From the listing below, output the lines between the one with "Reproduce this chart with Apache ECharts." and the one with "var lineZ = [82, 114]", including those two, and nothing else. Pictures are not copied.
*-*-*
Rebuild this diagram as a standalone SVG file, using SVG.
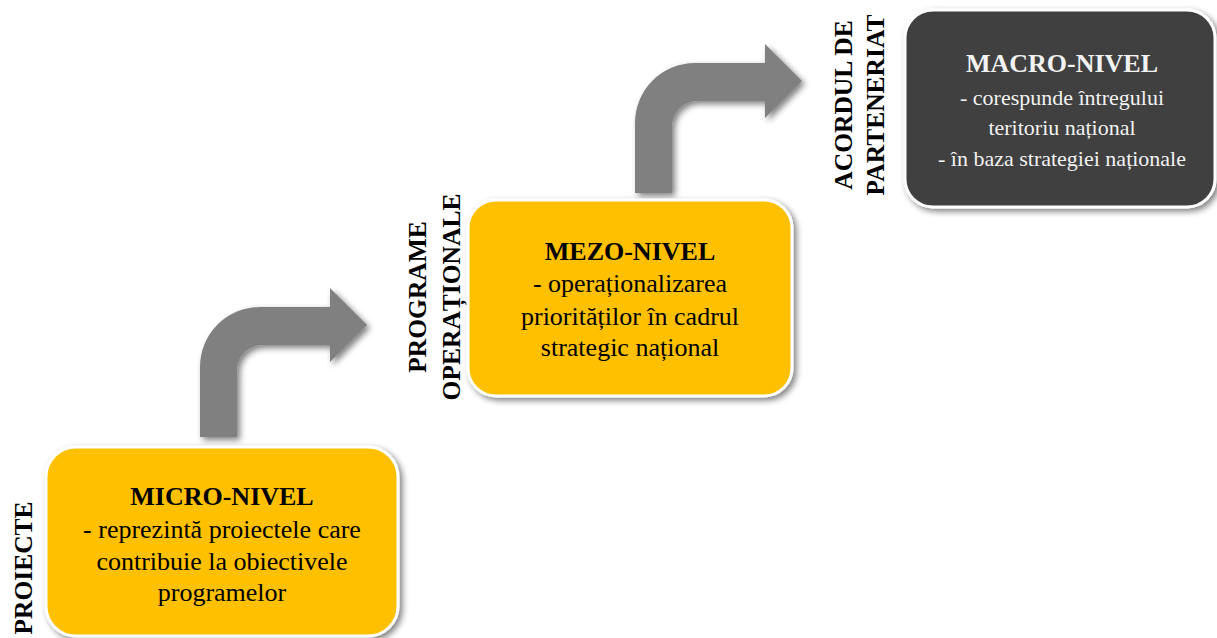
<svg xmlns="http://www.w3.org/2000/svg" width="1217" height="638" viewBox="0 0 1217 638">
  <defs>
    <filter id="sh" x="-10%" y="-10%" width="125%" height="130%">
      <feGaussianBlur in="SourceAlpha" stdDeviation="3"/>
      <feOffset dx="3" dy="3" result="b"/>
      <feComponentTransfer><feFuncA type="linear" slope="0.5"/></feComponentTransfer>
      <feMerge><feMergeNode/><feMergeNode in="SourceGraphic"/></feMerge>
    </filter>
    <path id="arrowShape" d="M200,437 L200,367 A60,60 0 0 1 260,307 L330,307 L330,288 L367,325 L330,362 L330,345 L262,345 A25,25 0 0 0 237,370 L237,437 Z"/>
  </defs>
  <style>
    .box { stroke: #ffffff; stroke-width: 3; filter: url(#sh); }
    .yel { fill: #FFC000; }
    .dark { fill: #404040; }
    .arrow { fill: #808080; filter: url(#sh); }
    .t { font-family: "Liberation Serif", "Times New Roman", serif; text-anchor: middle; fill: #000; }
    .title { font-size: 26px; font-weight: bold; }
    .body { font-size: 26px; }
    .body2 { font-size: 22px; }
    .lbl { font-family: "Liberation Serif", "Times New Roman", serif; font-size: 25.5px; font-weight: bold; text-anchor: middle; fill: #000; }
    .light { fill: #f2f2f2; }
  </style>
  <rect width="1217" height="638" fill="#ffffff"/>

  <g id="connectors">
    <use href="#arrowShape" class="arrow"/>
    <use href="#arrowShape" class="arrow" transform="translate(435,-244)"/>
  </g>

  <g id="micro">
    <rect class="box yel" x="46" y="447" width="352" height="189" rx="30"/>
    <text class="t title" x="222" y="505">MICRO-NIVEL</text>
    <text class="t body" x="222" y="538">- reprezintă proiectele care</text>
    <text class="t body" x="222" y="570">contribuie la obiectivele</text>
    <text class="t body" x="222" y="601">programelor</text>
  </g>

  <g id="mezo">
    <rect class="box yel" x="468" y="200" width="324" height="196" rx="28"/>
    <text class="t title" x="630" y="260">MEZO-NIVEL</text>
    <text class="t body" x="630" y="292">- operaționalizarea</text>
    <text class="t body" x="630" y="325">priorităților în cadrul</text>
    <text class="t body" x="630" y="356">strategic național</text>
  </g>

  <g id="macro">
    <rect class="box dark" x="905" y="10" width="310" height="197" rx="28"/>
    <text class="t title light" x="1062" y="72">MACRO-NIVEL</text>
    <text class="t body2 light" x="1062" y="105">- corespunde întregului</text>
    <text class="t body2 light" x="1062" y="135">teritoriu național</text>
    <text class="t body2 light" x="1062" y="166">- în baza strategiei naționale</text>
  </g>

  <g id="label-proiecte">
    <text class="lbl" transform="translate(32,568) rotate(-90)">PROIECTE</text>
  </g>
  <g id="label-programe">
    <text class="lbl" transform="translate(426,297) rotate(-90)">PROGRAME</text>
    <text class="lbl" transform="translate(460,297) rotate(-90)">OPERAȚIONALE</text>
  </g>
  <g id="label-acordul">
    <text class="lbl" transform="translate(852,105) rotate(-90)">ACORDUL DE</text>
    <text class="lbl" transform="translate(884,105) rotate(-90)">PARTENERIAT</text>
  </g>
</svg>
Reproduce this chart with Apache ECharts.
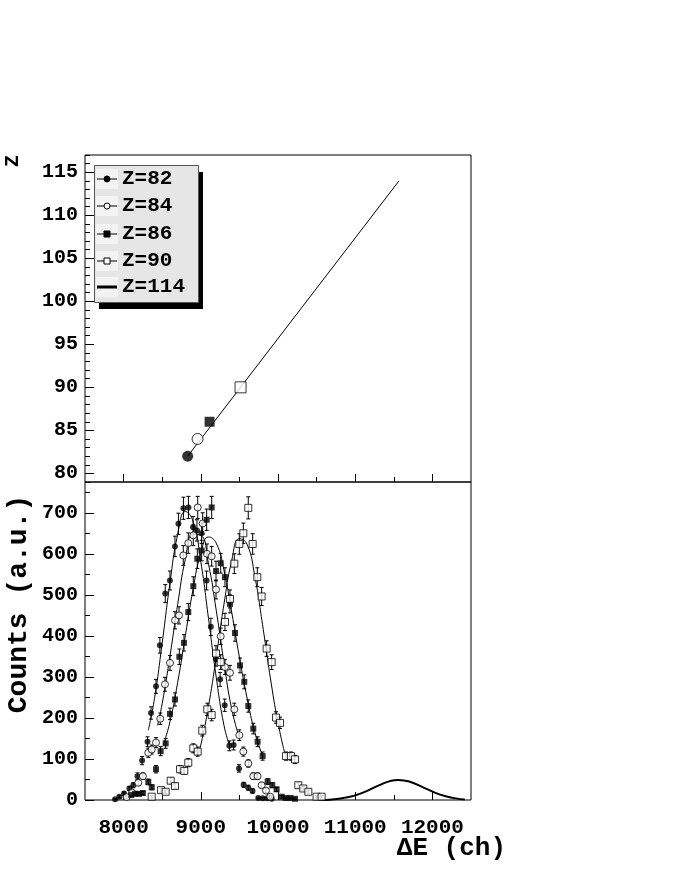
<!DOCTYPE html>
<html>
<head>
<meta charset="utf-8">
<script src="https://cdn.jsdelivr.net/npm/echarts@6.0.0/dist/echarts.min.js"></script>
<style>
  html, body { margin: 0; padding: 0; background: #fff; }
  #chart { width: 680px; height: 880px; }
</style>
</head>
<body>
<div id="chart"></div>
<script>
// upper panel: Z vs peak position
var topNames = ['Z=82', 'Z=84', 'Z=86', 'Z=90']
var topDE = [8830, 8958, 9114, 9515]
var topZ = [82, 84, 86, 90]
var lineDE = [8830, 11568]
var lineZ = [82, 114]

// lower panel: measured spectra [dE, counts, error]
var z82Pts = [[7890,2,1],[7945,8,3],[8005,16,4],[8075,28,5],[8125,36,6],[8180,58,8],[8240,96,10],[8310,142,12],[8355,212,15],[8420,277,17],[8470,377,19],[8540,503,22],[8600,535,23],[8665,618,25],[8710,673,26],[8775,711,27],[8840,713,27],[8900,665,26],[8950,657,26],[9010,650,25],[9075,535,23],[9130,422,21],[9195,345,19],[9250,294,17],[9310,231,15],[9370,132,12],[9425,134,12],[9495,77,9],[9555,37,6],[9615,30,6],[9670,22,5],[9745,5,2],[9800,4,2],[9860,4,2],[9920,3,2]]
var z84Pts = [[8040,7,3],[8110,18,4],[8190,42,6],[8250,58,8],[8320,115,11],[8365,123,11],[8420,140,12],[8475,198,14],[8536,282,17],[8601,334,18],[8666,438,21],[8718,450,21],[8773,596,24],[8838,626,25],[8903,645,25],[8960,713,27],[9024,674,26],[9080,600,24],[9141,594,24],[9197,513,23],[9258,399,20],[9313,324,18],[9378,310,18],[9434,221,15],[9499,158,13],[9551,118,11],[9616,89,9],[9680,58,8],[9736,58,8],[9788,36,6],[9844,23,5],[9900,8,3]]
var z86Pts = [[8100,12,3],[8150,15,4],[8200,15,4],[8250,17,4],[8320,44,7],[8365,31,6],[8420,75,9],[8480,119,11],[8545,138,12],[8601,210,14],[8666,245,16],[8722,349,19],[8782,383,20],[8838,458,21],[8903,521,23],[8955,588,24],[9011,608,25],[9076,683,26],[9141,713,27],[9197,558,24],[9258,577,24],[9313,543,23],[9378,478,22],[9443,407,20],[9508,328,18],[9563,288,17],[9615,229,15],[9680,174,13],[9736,142,12],[9801,107,10],[9866,45,7],[9926,36,6],[9982,26,5],[10047,8,3],[10100,5,2],[10160,5,2],[10220,3,2]]
var z90Pts = [[8364,8,3],[8485,24,5],[8545,20,4],[8610,47,7],[8666,34,6],[8731,75,9],[8786,71,8],[8838,91,10],[8903,126,11],[8960,118,11],[9019,169,13],[9084,221,15],[9141,207,14],[9197,357,19],[9258,336,18],[9313,434,21],[9378,490,22],[9434,576,24],[9499,624,25],[9551,650,25],[9615,712,27],[9672,624,25],[9732,543,23],[9788,496,22],[9853,369,19],[9918,336,18],[9974,201,14],[10026,188,14],[10104,107,10],[10168,107,10],[10220,99,10],[10263,36,6],[10328,28,5],[10393,20,4],[10500,8,3],[10565,8,3]]

// fitted curves
var fit82 = [[8320,170],[8400,247],[8500,383],[8600,528],[8700,647],[8800,703],[8900,679],[9000,581],[9100,442],[9200,299],[9300,182],[9370,135]]
var fit84 = [[8440,182],[8500,235],[8600,350],[8700,476],[8800,587],[8900,647],[9000,645],[9100,575],[9200,462],[9300,335],[9400,222],[9500,152]]
var fit86 = [[8515,135],[8600,190],[8700,286],[8800,401],[8900,514],[9000,601],[9100,641],[9200,626],[9300,560],[9400,458],[9500,348],[9600,248],[9700,165],[9800,108]]
var fit90 = [[8950,105],[9000,134],[9100,229],[9200,349],[9300,477],[9400,583],[9500,637],[9600,623],[9700,545],[9800,427],[9900,299],[10000,188],[10090,112]]
var fit114 = [[10550,0],[10700,1.5],[10900,6.5],[11100,18],[11300,35],[11450,46],[11560,49],[11700,45],[11900,29],[12100,13],[12300,4],[12420,1]]

// axis ticks
var xLabels = [8000, 9000, 10000, 11000, 12000]
var xMinor = [8500, 9500, 10500, 11500]
var zLabels = [80, 85, 90, 95, 100, 105, 110, 115]
var zMinor = []
for (var k = 79; k <= 117; k++) zMinor.push(k)
var cLabels = [0, 100, 200, 300, 400, 500, 600, 700]
var cMinor = [50, 150, 250, 350, 450, 550, 650, 750]

var mono = '"Liberation Mono", "DejaVu Sans Mono", monospace'

function plain (v) { return String(v) }

function xAxisCfg (grid, ticks, len, labels) {
  return {
    gridIndex: grid,
    type: 'value',
    position: 'bottom',
    min: 7500,
    max: 12500,
    axisLine: { show: false },
    splitLine: { show: false },
    axisTick: { inside: true, length: len, customValues: ticks, lineStyle: { color: '#000' } },
    axisLabel: labels
      ? { customValues: labels, formatter: plain, margin: 17, color: '#000', fontFamily: mono, fontWeight: 'bold', fontSize: 21 }
      : { show: false }
  }
}

function yAxisCfg (grid, min, max, ticks, len, labels) {
  return {
    gridIndex: grid,
    type: 'value',
    position: 'left',
    min: min,
    max: max,
    axisLine: { show: false },
    splitLine: { show: false },
    axisTick: { inside: true, length: len, customValues: ticks, lineStyle: { color: '#000' } },
    axisLabel: labels
      ? { customValues: labels, formatter: plain, margin: 7, color: '#000', fontFamily: mono, fontWeight: 'bold', fontSize: 20 }
      : { show: false }
  }
}

function errRender (params, api) {
  var x = api.value(0)
  var y = api.value(1)
  var e = api.value(2)
  var lo = api.coord([x, Math.max(y - e, 0)])
  var hi = api.coord([x, y + e])
  var st = { stroke: '#000', lineWidth: 1 }
  return {
    type: 'group',
    children: [
      { type: 'line', shape: { x1: lo[0], y1: lo[1], x2: hi[0], y2: hi[1] }, style: st },
      { type: 'line', shape: { x1: hi[0] - 2, y1: hi[1], x2: hi[0] + 2, y2: hi[1] }, style: st },
      { type: 'line', shape: { x1: lo[0] - 2, y1: lo[1], x2: lo[0] + 2, y2: lo[1] }, style: st }
    ]
  }
}

var filled = { color: '#000' }
var open = { color: '#fff', borderColor: '#000', borderWidth: 1 }
var markStyles = [
  { sym: 'circle', item: filled, top: 11, bot: 6 },
  { sym: 'circle', item: open, top: 11, bot: 7 },
  { sym: 'rect', item: filled, top: 10, bot: 6 },
  { sym: 'rect', item: open, top: 11, bot: 7 }
]
var spectra = [z82Pts, z84Pts, z86Pts, z90Pts]
var fits = [fit82, fit84, fit86, fit90]

var series = []
// upper panel
series.push({
  type: 'line',
  xAxisIndex: 0,
  yAxisIndex: 0,
  data: lineDE.map(function (d, i) { return [d, lineZ[i]] }),
  symbol: 'none',
  lineStyle: { color: '#000', width: 1 },
  silent: true
})
for (var i = 0; i < topNames.length; i++) {
  series.push({
    name: topNames[i],
    type: 'scatter',
    xAxisIndex: 0,
    yAxisIndex: 0,
    data: [[topDE[i], topZ[i]]],
    symbol: markStyles[i].sym,
    symbolSize: markStyles[i].top,
    itemStyle: markStyles[i].item,
    z: 5
  })
}
// lower panel
for (var j = 0; j < spectra.length; j++) {
  series.push({
    type: 'custom',
    xAxisIndex: 2,
    yAxisIndex: 2,
    data: spectra[j],
    encode: { x: 0, y: 1 },
    renderItem: errRender,
    silent: true,
    z: 2
  })
  series.push({
    type: 'line',
    xAxisIndex: 2,
    yAxisIndex: 2,
    data: fits[j],
    smooth: true,
    symbol: 'none',
    lineStyle: { color: '#000', width: 1 },
    silent: true,
    z: 3
  })
  series.push({
    name: topNames[j],
    type: 'scatter',
    xAxisIndex: 2,
    yAxisIndex: 2,
    data: spectra[j].map(function (p) { return [p[0], p[1]] }),
    symbol: markStyles[j].sym,
    symbolSize: markStyles[j].bot,
    itemStyle: markStyles[j].item,
    z: 4
  })
}
series.push({
  name: 'Z=114',
  type: 'line',
  xAxisIndex: 2,
  yAxisIndex: 2,
  data: fit114,
  smooth: true,
  symbol: 'none',
  lineStyle: { color: '#000', width: 2 },
  silent: true,
  z: 3
})

// legend drawn as a framed box with a hard shadow
var legendNames = ['Z=82', 'Z=84', 'Z=86', 'Z=90', 'Z=114']
var legendY = [179, 206, 234, 261, 287]
var legendEls = [
  { type: 'rect', shape: { x: 99, y: 172, width: 104, height: 137 }, style: { fill: '#000' } },
  { type: 'rect', shape: { x: 94.5, y: 165.5, width: 104, height: 137 }, style: { fill: '#e6e6e6', stroke: '#555', lineWidth: 1 } }
]
legendNames.forEach(function (name, n) {
  var y = legendY[n]
  legendEls.push({ type: 'rect', shape: { x: 96, y: y - 10, width: 22, height: 20 }, style: { fill: '#f3f3f3' } })
  legendEls.push({ type: 'line', shape: { x1: 97, y1: y, x2: 117, y2: y }, style: { stroke: '#000', lineWidth: n === 4 ? 3 : 1 } })
  if (n < 4) {
    var ms = markStyles[n]
    var fill = ms.item.color
    if (ms.sym === 'circle') {
      legendEls.push({ type: 'circle', shape: { cx: 107, cy: y, r: 3 }, style: { fill: fill, stroke: '#000', lineWidth: 1 } })
    } else {
      legendEls.push({ type: 'rect', shape: { x: 104, y: y - 3, width: 6, height: 6 }, style: { fill: fill, stroke: '#000', lineWidth: 1 } })
    }
  }
  legendEls.push({
    type: 'text',
    x: 122,
    y: y,
    style: { text: name, font: 'bold 21px ' + mono, fill: '#000', align: 'left', verticalAlign: 'middle', textAlign: 'left', textVerticalAlign: 'middle' }
  })
})

var titles = [
  { type: 'text', x: 13, y: 161, rotation: Math.PI / 2,
    style: { text: 'Z', font: 'bold 20px ' + mono, fill: '#000', align: 'center', verticalAlign: 'middle', textAlign: 'center', textVerticalAlign: 'middle' } },
  { type: 'text', x: 19, y: 604, rotation: Math.PI / 2,
    style: { text: 'Counts (a.u.)', font: 'bold 28px ' + mono, fill: '#000', align: 'center', verticalAlign: 'middle', textAlign: 'center', textVerticalAlign: 'middle' } },
  { type: 'text', x: 506, y: 848,
    style: { text: 'ΔE (ch)', font: 'bold 26px ' + mono, fill: '#000', align: 'right', verticalAlign: 'middle', textAlign: 'right', textVerticalAlign: 'middle' } }
]

var option = {
  animation: false,
  backgroundColor: '#fff',
  grid: [
    { left: 85, width: 386, top: 155, height: 327, show: true, borderColor: '#000', borderWidth: 1, backgroundColor: 'transparent' },
    { left: 85, width: 386, top: 482, height: 318, show: true, borderColor: '#000', borderWidth: 1, backgroundColor: 'transparent' }
  ],
  xAxis: [
    xAxisCfg(0, xLabels, 8, null),
    xAxisCfg(0, xMinor, 5, null),
    xAxisCfg(1, xLabels, 8, xLabels),
    xAxisCfg(1, xMinor, 5, null)
  ],
  yAxis: [
    yAxisCfg(0, 79, 117, zLabels, 9, zLabels),
    yAxisCfg(0, 79, 117, zMinor, 5, null),
    yAxisCfg(1, 0, 775, cLabels, 9, cLabels),
    yAxisCfg(1, 0, 775, cMinor, 5, null)
  ],
  series: series,
  graphic: [
    { type: 'group', z: 100, children: legendEls },
    { type: 'group', z: 100, children: titles }
  ]
}

var myChart = echarts.init(document.getElementById('chart'))
myChart.setOption(option)
</script>
</body>
</html>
*-*-*
_Problem solution_
Reproduce this chart with Apache ECharts.
<!DOCTYPE html>
<html>
<head>
<meta charset="utf-8">
<script src="https://cdn.jsdelivr.net/npm/echarts@6.0.0/dist/echarts.min.js"></script>
<style>
  html, body { margin: 0; padding: 0; background: #fff; }
  #chart { width: 680px; height: 880px; }
</style>
</head>
<body>
<div id="chart"></div>
<script>
// upper panel: Z vs peak position
var topNames = ['Z=82', 'Z=84', 'Z=86', 'Z=90']
var topDE = [8830, 8958, 9114, 9515]
var topZ = [82, 84, 86, 90]
var lineDE = [8830, 11568]
var lineZ = [82, 114]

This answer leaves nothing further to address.